The love between a father and son is a sacred thing. But what about when a son doesn’t know his father? And what about when that father casts such a shadow that the son he ever really knew is forced to live in it? This is the complicated and uncommon relationship that’s explored from beyond the grave in Greetings from Tim Buckley.
A post-Gossip Girl Penn Badgley portrays a pre-Grace Jeff Buckley as he prepares to perform at an early ‘9Os tribute concert to his late father, Tim. The film explores via two storylines, both the past and the present, the complicated and practically non-existent relationship between the ‘6Os folk musician and the son he left behind and didn’t know.

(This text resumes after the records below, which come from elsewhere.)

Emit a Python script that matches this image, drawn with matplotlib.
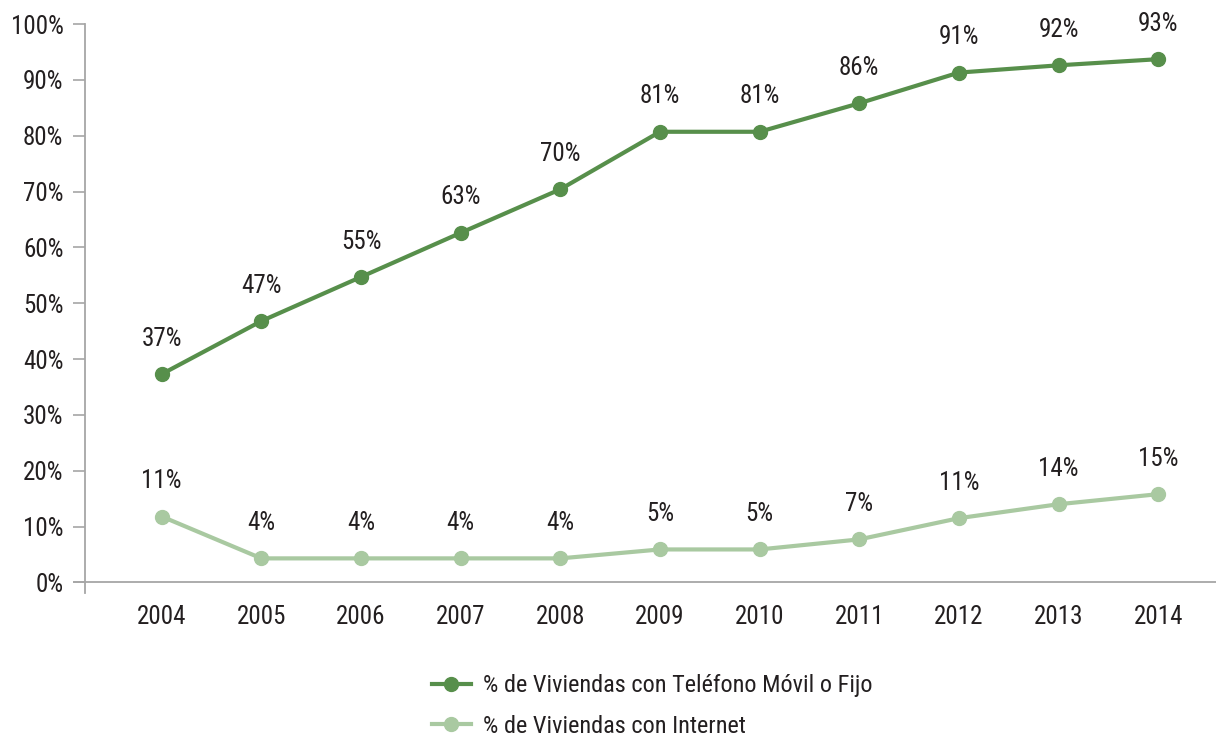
import matplotlib
matplotlib.use("Agg")
import matplotlib.pyplot as plt
from matplotlib import font_manager

years = ["2004", "2005", "2006", "2007", "2008", "2009", "2010", "2011", "2012", "2013", "2014"]
telefono = [37.3, 46.8, 54.7, 62.6, 70.4, 80.7, 80.7, 85.8, 91.3, 92.6, 93.7]
telefono_labels = ["37%", "47%", "55%", "63%", "70%", "81%", "81%", "86%", "91%", "92%", "93%"]
internet = [11.8, 4.3, 4.3, 4.3, 4.3, 5.9, 5.9, 7.7, 11.5, 14.0, 15.8]
internet_labels = ["11%", "4%", "4%", "4%", "4%", "5%", "5%", "7%", "11%", "14%", "15%"]
series_names = ["% de Viviendas con Teléfono Móvil o Fijo", "% de Viviendas con Internet"]
yticks = [0, 10, 20, 30, 40, 50, 60, 70, 80, 90, 100]

available = {f.name for f in font_manager.fontManager.ttflist}
candidates = ["Roboto Condensed", "Archivo Narrow", "PT Sans Narrow", "Liberation Sans Narrow",
              "Fira Sans Condensed", "IBM Plex Sans Condensed", "Open Sans Condensed",
              "Encode Sans Condensed", "Asap Condensed", "Barlow Semi Condensed"]
fam = next((c for c in candidates if c in available), None)
if fam:
    plt.rcParams["font.family"] = [fam, "DejaVu Sans"]
    fs = 18
else:
    plt.rcParams["font.family"] = ["DejaVu Sans"]
    plt.rcParams["font.stretch"] = "condensed"
    fs = 17.5

dark = "#578f4b"
light = "#a9c9a1"
txt = "#231f20"
grey = "#a6a6a6"

fig = plt.figure(figsize=(12.16, 7.36), dpi=100)
ax = fig.add_axes([85 / 1216, (736 - 593) / 736, 1 - 85 / 1216, (593 - 24) / 736])

x = list(range(len(years)))
ax.plot(x, telefono, color=dark, lw=3, marker="o", ms=10, label=series_names[0], zorder=3, clip_on=False)
ax.plot(x, internet, color=light, lw=3, marker="o", ms=10, label=series_names[1], zorder=3, clip_on=False)

for xi, v, l in zip(x, telefono, telefono_labels):
    ax.annotate(l, (xi, v), xytext=(0, 25.5), textcoords="offset points", ha="center", va="center",
                fontsize=fs, color=txt)
for xi, v, l in zip(x, internet, internet_labels):
    ax.annotate(l, (xi, v), xytext=(0, 25.5), textcoords="offset points", ha="center", va="center",
                fontsize=fs, color=txt)

ax.set_xlim(-0.77, 10.58)
ax.set_ylim(-1.9, 100)
ax.set_yticks(yticks)
ax.set_yticklabels([f"{t}%" for t in yticks], fontsize=fs, color=txt)
ax.set_xticks(x)
ax.set_xticklabels(years, fontsize=fs, color=txt)
ax.tick_params(axis="x", length=0, pad=8.5)
ax.tick_params(axis="y", length=9, width=1.2, color=grey, pad=6.5)
ax.axhline(0, color=grey, lw=1.3, zorder=1, xmin=-0.01, clip_on=False)

for s in ["top", "right", "bottom"]:
    ax.spines[s].set_visible(False)
ax.spines["left"].set_color(grey)
ax.spines["left"].set_linewidth(1.3)

fig.legend(loc="center left", bbox_to_anchor=(432 / 1216, 1 - 706 / 736), frameon=False,
           fontsize=fs - 0.5, handlelength=1.6, handletextpad=0.5, labelspacing=0.72,
           labelcolor=txt, borderaxespad=0, borderpad=0)

fig.savefig("out.png", dpi=100)
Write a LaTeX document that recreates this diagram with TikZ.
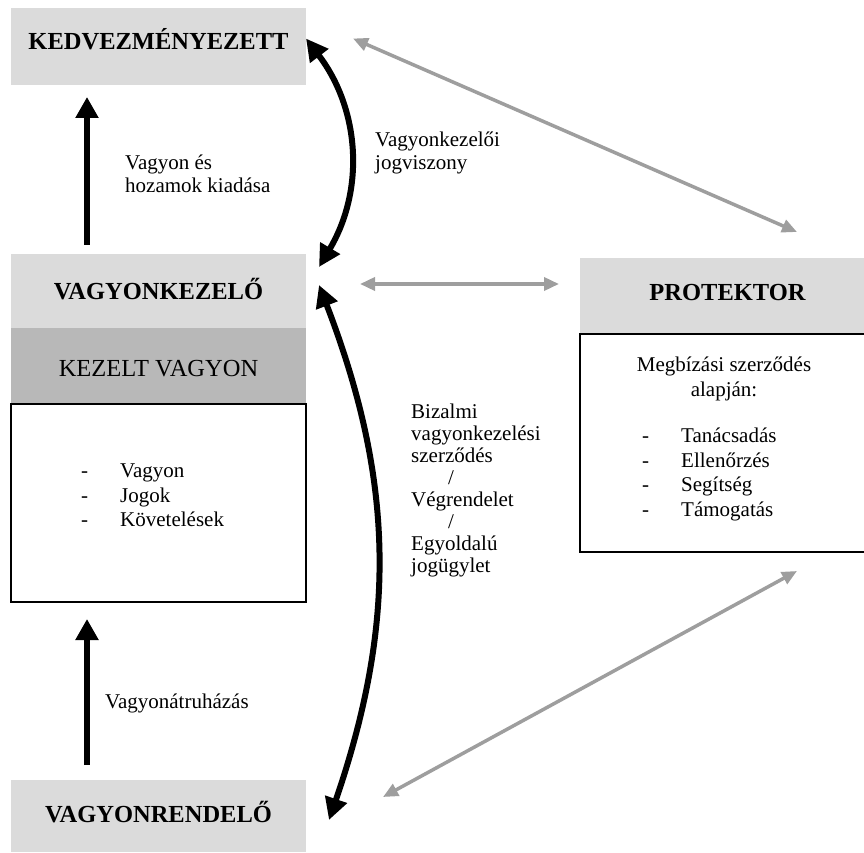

Badgley tries hard as Jeff and it shows. His goofiness and dedication shine in the scene in the record shop as he does impressions of top musicians. He commits to the role and that includes doing his own singing, but he never quite disappears into Jeff. Part of the problem is that he isn’t given much to work with and spends the film portraying a young man who is lost and angry with no direction. While that may be an accurate reflection of the character, it makes for a film that is less than confident. Similarly, the parallel storyline of Tim, bouncing between women and trying to pursue his music, doesn’t reveal anything particularly deep or meaningful about the father’s feelings for the son he abandoned. A moment of affection doesn’t prove anything.
With a beautiful and fluid soundtrack, the film has some redeeming moments. Greetings from Tim Buckley hints at the greatness that awaits Jeff but does little to illuminate the troubled relationship with Tim. Instead, the film speculates too much and explains little.